§ **EXERCISE DETAILS**
Among the entries that follow, locate the line with "Write the matplotlib code for this chart." and the line with "ax.set_axisbelow(True)". Output those lines and all lines in between, exactly, minus the pictures.

§ **Items listed in a dataset**
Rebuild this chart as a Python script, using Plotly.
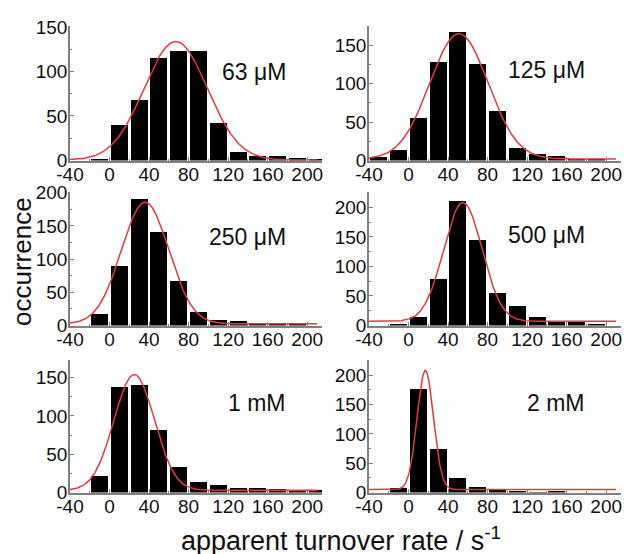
import numpy as np
import plotly.graph_objects as go

# ---------------- data ----------------
bin_start = [-40, -20, 0, 20, 40, 60, 80, 100, 120, 140, 160, 180, 200]
bin_width = 20

labels = ["63 μM", "125 μM", "250 μM", "500 μM", "1 mM", "2 mM"]

counts_63uM = [0, 1.5, 40, 68, 115, 123, 123, 42, 10, 5, 5, 3, 1.5]
counts_125uM = [4, 14, 55, 128, 167, 126, 65, 16, 8, 6, 1, 1, 0]
counts_250uM = [0, 17, 90, 191, 141, 67, 21, 9, 7, 2.5, 2.5, 1.5, 0]
counts_500uM = [0, 1, 14, 78, 211, 144, 55, 33, 15, 6, 6, 1, 0]
counts_1mM = [0, 21, 138, 141, 81, 33, 14, 9.5, 5.5, 5.5, 4.5, 3.5, 3.5]
counts_2mM = [0, 7, 176, 75, 24, 10, 4, 3, 0.5, 3, 0, 0, 0]
all_counts = [counts_63uM, counts_125uM, counts_250uM, counts_500uM, counts_1mM, counts_2mM]

# Gaussian fit parameters
fit_center = [67, 51, 36, 55, 25, 17]
fit_sigma = [32, 29.5, 24, 19.5, 20.5, 8.3]
fit_amp = [133, 163, 183, 201, 151, 203]
fit_base = [0.5, 2, 2.5, 7, 3, 5]
fit_xmin, fit_xmax = -40, 210

y_max = [151, 175, 201, 226, 173, 226]
x_ticks = [-40, 0, 40, 80, 120, 160, 200]
x_ticktext = ["-40", "0", "40", "80", "120", "160", "200"]
x_range = [-40, 215]

# ---------------- layout geometry ----------------
W, H = 624, 554
col_px = [(70, 322), (369, 621)]
row_px = [(26, 160.5), (192, 325.5), (360, 492.5)]
label_y_px = [72, 70, 237, 235, 403, 403]

FONT = "Liberation Sans, Arial, sans-serif"
fig = go.Figure()

for i in range(6):
    r, c = divmod(i, 2)
    sfx = "" if i == 0 else str(i + 1)
    xa, ya = "x" + sfx, "y" + sfx
    centers = [s + bin_width / 2 for s in bin_start]
    fig.add_trace(go.Bar(
        x=centers, y=all_counts[i], width=bin_width * 0.86,
        marker=dict(color="black", line=dict(width=0)),
        xaxis=xa, yaxis=ya, showlegend=False, hoverinfo="x+y"))
    xs = np.linspace(fit_xmin, fit_xmax, 400)
    ys = fit_base[i] + fit_amp[i] * np.exp(-(xs - fit_center[i]) ** 2 / (2 * fit_sigma[i] ** 2))
    fig.add_trace(go.Scatter(
        x=xs, y=ys, mode="lines", line=dict(color="#e8373f", width=1.5),
        xaxis=xa, yaxis=ya, showlegend=False, hoverinfo="skip"))

    x0, x1 = col_px[c]
    t, b = row_px[r]
    axis_common = dict(
        showline=True, linecolor="#808080", linewidth=1.5,
        ticks="inside", ticklen=4, tickwidth=1, tickcolor="#808080",
        showgrid=False, zeroline=False, automargin=False,
        tickfont=dict(family=FONT, size=19, color="#111"),
    )
    fig.layout["xaxis" + sfx] = dict(
        axis_common, domain=[x0 / W, x1 / W], range=x_range,
        tickvals=x_ticks, ticktext=x_ticktext, anchor=ya, ticklabelstandoff=-4,
        minor=dict(dtick=20, tick0=0, ticks="inside", ticklen=2, tickcolor="#808080"),
    )
    fig.layout["yaxis" + sfx] = dict(
        axis_common, domain=[1 - b / H, 1 - t / H], range=[0, y_max[i]],
        dtick=50, anchor=xa, ticklabelstandoff=-3,
        minor=dict(dtick=25, ticks="inside", ticklen=2, tickcolor="#808080"),
    )
    fig.add_annotation(
        text=labels[i], xref=xa, yref="paper", x=181, y=1 - label_y_px[i] / H,
        xanchor="right", yanchor="middle", showarrow=False,
        font=dict(family=FONT, size=23, color="#111"))

fig.add_annotation(
    text="occurrence", xref="paper", yref="paper", x=22 / W, y=1 - 262 / H,
    textangle=-90, showarrow=False, xanchor="center", yanchor="middle",
    font=dict(family=FONT, size=26, color="#111"))
fig.add_annotation(
    text="apparent turnover rate / s<sup>-1</sup>", xref="paper", yref="paper",
    x=341 / W, y=1 - 539 / H, showarrow=False, xanchor="center", yanchor="middle",
    font=dict(family=FONT, size=27, color="#111"))

fig.update_layout(
    width=W, height=H, margin=dict(l=0, r=0, t=0, b=0),
    paper_bgcolor="white", plot_bgcolor="white", bargap=0,
)
fig.write_html(
    "out.html",
    config={"displayModeBar": False},
    post_script="document.body.style.margin='0';document.body.style.overflow='hidden';",
)
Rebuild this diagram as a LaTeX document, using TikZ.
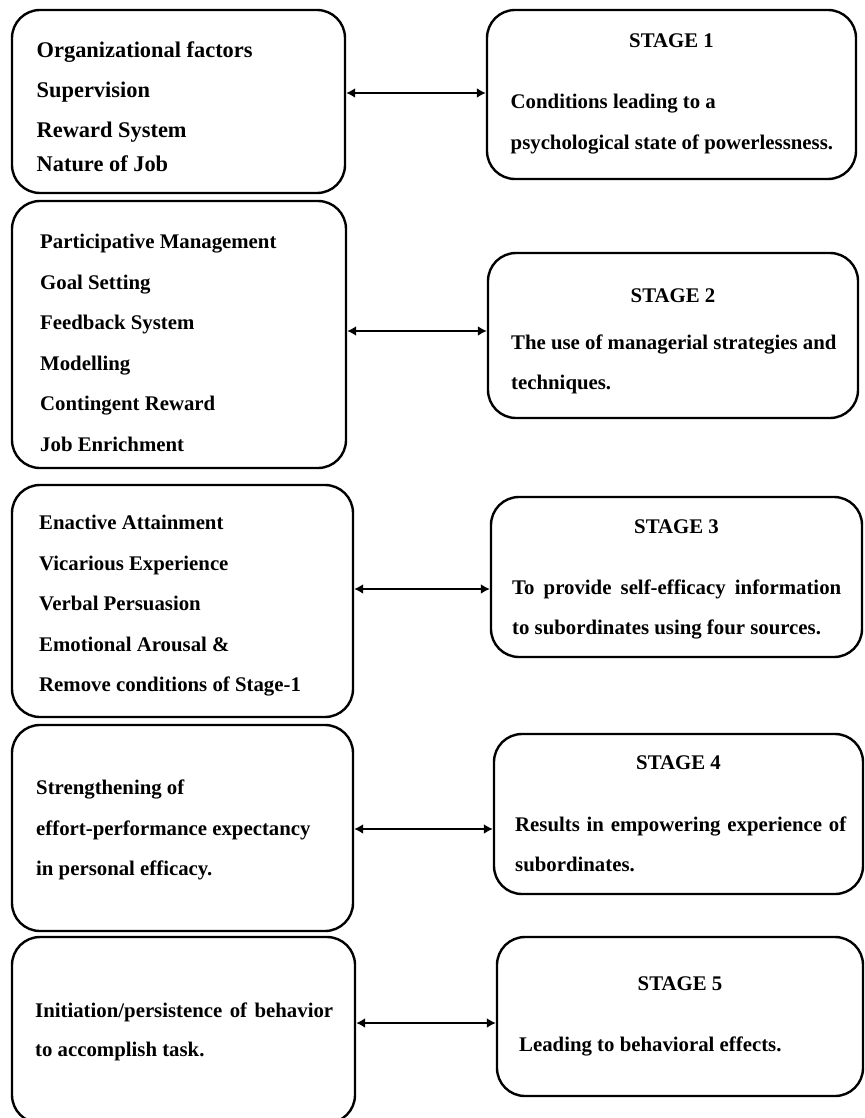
\documentclass[tikz,border=0pt]{standalone}
\usepackage{fontspec}
\setmainfont{Liberation Serif}
\usetikzlibrary{arrows.meta}
\begin{document}
\begin{tikzpicture}[x=1pt,y=-1pt,
  box/.style={draw=black,line width=2.4pt,rounded corners=28pt,inner sep=0pt},
  txt/.style={anchor=base west,inner sep=0pt,align=left,font=\bfseries\fontsize{20.8}{40.5}\selectfont},
  bigtxt/.style={txt,font=\bfseries\fontsize{22.4}{40.5}\selectfont},
  head/.style={anchor=base,inner sep=0pt,font=\bfseries\fontsize{20.8}{25}\selectfont},
  arr/.style={line width=2.2pt,{Latex[length=9pt,width=10pt]}-{Latex[length=9pt,width=10pt]}}]
\useasboundingbox (0,0) rectangle (864,1118);
% boxes
\node[box,minimum width=333pt,minimum height=183pt] (l1) at (178.5,101.5) {};
\node[box,minimum width=369pt,minimum height=169pt] (r1) at (671.5,94.5) {};
\node[box,minimum width=334pt,minimum height=267pt] (l2) at (179,334.5) {};
\node[box,minimum width=370pt,minimum height=165pt] (r2) at (673,335.5) {};
\node[box,minimum width=341pt,minimum height=232pt] (l3) at (182.5,601) {};
\node[box,minimum width=371pt,minimum height=160pt] (r3) at (676.5,577) {};
\node[box,minimum width=341pt,minimum height=206pt] (l4) at (182.5,828) {};
\node[box,minimum width=369pt,minimum height=160pt] (r4) at (678.5,814) {};
\node[box,minimum width=343pt,minimum height=186pt] (l5) at (183.5,1030) {};
\node[box,minimum width=366pt,minimum height=159pt] (r5) at (680,1016.5) {};
% arrow levels
\coordinate (a1) at (0,93);
\coordinate (a2) at (0,331);
\coordinate (a3) at (0,589);
\coordinate (a4) at (0,829);
\coordinate (a5) at (0,1023);
\draw[arr] (l1.east |- a1) -- (r1.west |- a1);
\draw[arr] (l2.east |- a2) -- (r2.west |- a2);
\draw[arr] (l3.east |- a3) -- (r3.west |- a3);
\draw[arr] (l4.east |- a4) -- (r4.west |- a4);
\draw[arr] (l5.east |- a5) -- (r5.west |- a5);
% texts left (anchor = baseline of the last line)
\node[bigtxt] (t1) at (36.5,171.7) {Organizational factors\\[-0.5pt]Supervision\\[-1pt]Reward System\\[-6pt]Nature of Job};
\node[txt] (t2) at (40,451) {Participative Management\\Goal Setting\\Feedback System\\Modelling\\Contingent Reward\\Job Enrichment};
\node[txt] (t3) at (39,691.5) {Enactive Attainment\\Vicarious Experience\\Verbal Persuasion\\Emotional Arousal \&\\Remove conditions of Stage-1};
\node[txt] (t4) at (36,875.5) {Strengthening of\\effort-performance expectancy\\in personal efficacy.};
\node[txt] (t5) at (35,1056) {\makebox[298pt][s]{Initiation/persistence of behavior}\\[-1.5pt]to accomplish task.};
% texts right
\node[head] (h1) at (671.5,48) {STAGE 1};
\node[txt] (u1) at (510.5,149.5) {Conditions leading to a\\psychological state of powerlessness.};
\node[head] (h2) at (673,302) {STAGE 2};
\node[txt] (u2) at (511,389.5) {The use of managerial strategies and\\techniques.};
\node[head] (h3) at (676.5,533) {STAGE 3};
\node[txt] (u3) at (512,634.5) {\makebox[329pt][s]{To provide self-efficacy information}\\[-0.5pt]to subordinates using four sources.};
\node[head] (h4) at (678.5,769) {STAGE 4};
\node[txt] (u4) at (515,871.5) {\makebox[331pt][s]{Results in empowering experience of}\\subordinates.};
\node[head] (h5) at (680,990) {STAGE 5};
\node[txt] (u5) at (519,1051) {Leading to behavioral effects.};
\end{tikzpicture}
\end{document}
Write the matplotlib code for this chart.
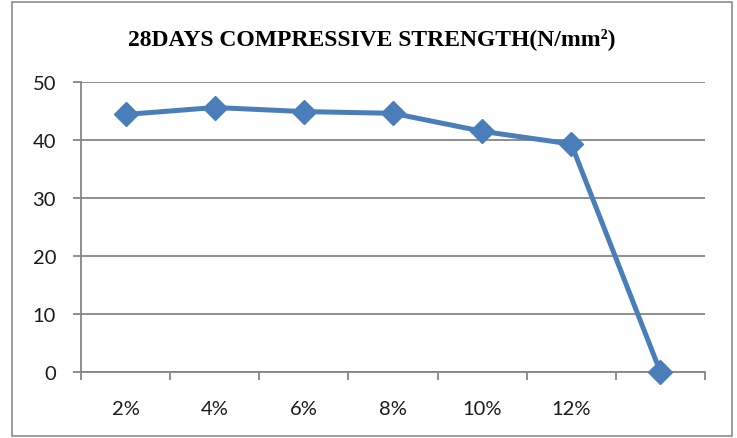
import matplotlib
matplotlib.use("Agg")
import matplotlib.pyplot as plt
from matplotlib.patches import Rectangle
import numpy as np

categories = ["2%", "4%", "6%", "8%", "10%", "12%", ""]
strength = [44.4, 45.6, 44.9, 44.6, 41.5, 39.3, 0.0]
y_ticks = [0, 10, 20, 30, 40, 50]

line_color = "#4A7EBB"
grid_color = "#868686"

fig = plt.figure(figsize=(7.37, 4.39), dpi=100)
fig.patch.set_facecolor("white")

# outer chart border
fig.patches.append(Rectangle((12 / 737, 2 / 439), 720 / 737, 434 / 439,
                             transform=fig.transFigure, fill=False,
                             edgecolor="#8c8c8c", linewidth=1.2))

ax = fig.add_axes([81 / 737, 1 - 373 / 439, 624 / 737, 290 / 439])
x = np.arange(len(categories))
ax.plot(x, strength, color=line_color, linewidth=3.6, marker="D",
        markersize=12, markerfacecolor=line_color, markeredgecolor=line_color,
        zorder=3, clip_on=False)

ax.set_xlim(-0.5, len(categories) - 0.5)
ax.set_ylim(0, 50)
ax.set_yticks(y_ticks)
ax.set_yticklabels([str(v) for v in y_ticks])
ax.yaxis.grid(True, color=grid_color, linewidth=1.3)
ax.set_axisbelow(True)

ax.set_xticks(x)
ax.set_xticklabels(categories)
ax.set_xticks(np.arange(-0.5, len(categories)), minor=True)
ax.tick_params(axis="x", which="major", length=0, pad=20)
ax.tick_params(axis="x", which="minor", length=6, width=1.3,
               color=grid_color, direction="out")
ax.tick_params(axis="y", length=6, width=1.3, color=grid_color, pad=12)

for lbl in ax.get_xticklabels() + ax.get_yticklabels():
    lbl.set_fontfamily("Lato")
    lbl.set_fontsize(14.5)
    lbl.set_color("#1a1a1a")

for side in ["top", "right"]:
    ax.spines[side].set_visible(False)
for side in ["left", "bottom"]:
    ax.spines[side].set_color(grid_color)
    ax.spines[side].set_linewidth(1.3)

fig.text(372 / 737, 1 - 45 / 439, "28DAYS COMPRESSIVE STRENGTH(N/mm²)",
         ha="center", va="baseline", fontsize=17, fontweight="bold",
         fontfamily="Liberation Serif")

fig.savefig("out.png", dpi=100, facecolor="white")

§ **RESPONSE TO THE EXERCISE**
Write the matplotlib code for this chart.
import matplotlib
matplotlib.use("Agg")
import matplotlib.pyplot as plt
from matplotlib.patches import Rectangle
import numpy as np

categories = ["2%", "4%", "6%", "8%", "10%", "12%", ""]
strength = [44.4, 45.6, 44.9, 44.6, 41.5, 39.3, 0.0]
y_ticks = [0, 10, 20, 30, 40, 50]

line_color = "#4A7EBB"
grid_color = "#868686"

fig = plt.figure(figsize=(7.37, 4.39), dpi=100)
fig.patch.set_facecolor("white")

# outer chart border
fig.patches.append(Rectangle((12 / 737, 2 / 439), 720 / 737, 434 / 439,
                             transform=fig.transFigure, fill=False,
                             edgecolor="#8c8c8c", linewidth=1.2))

ax = fig.add_axes([81 / 737, 1 - 373 / 439, 624 / 737, 290 / 439])
x = np.arange(len(categories))
ax.plot(x, strength, color=line_color, linewidth=3.6, marker="D",
        markersize=12, markerfacecolor=line_color, markeredgecolor=line_color,
        zorder=3, clip_on=False)

ax.set_xlim(-0.5, len(categories) - 0.5)
ax.set_ylim(0, 50)
ax.set_yticks(y_ticks)
ax.set_yticklabels([str(v) for v in y_ticks])
ax.yaxis.grid(True, color=grid_color, linewidth=1.3)
ax.set_axisbelow(True)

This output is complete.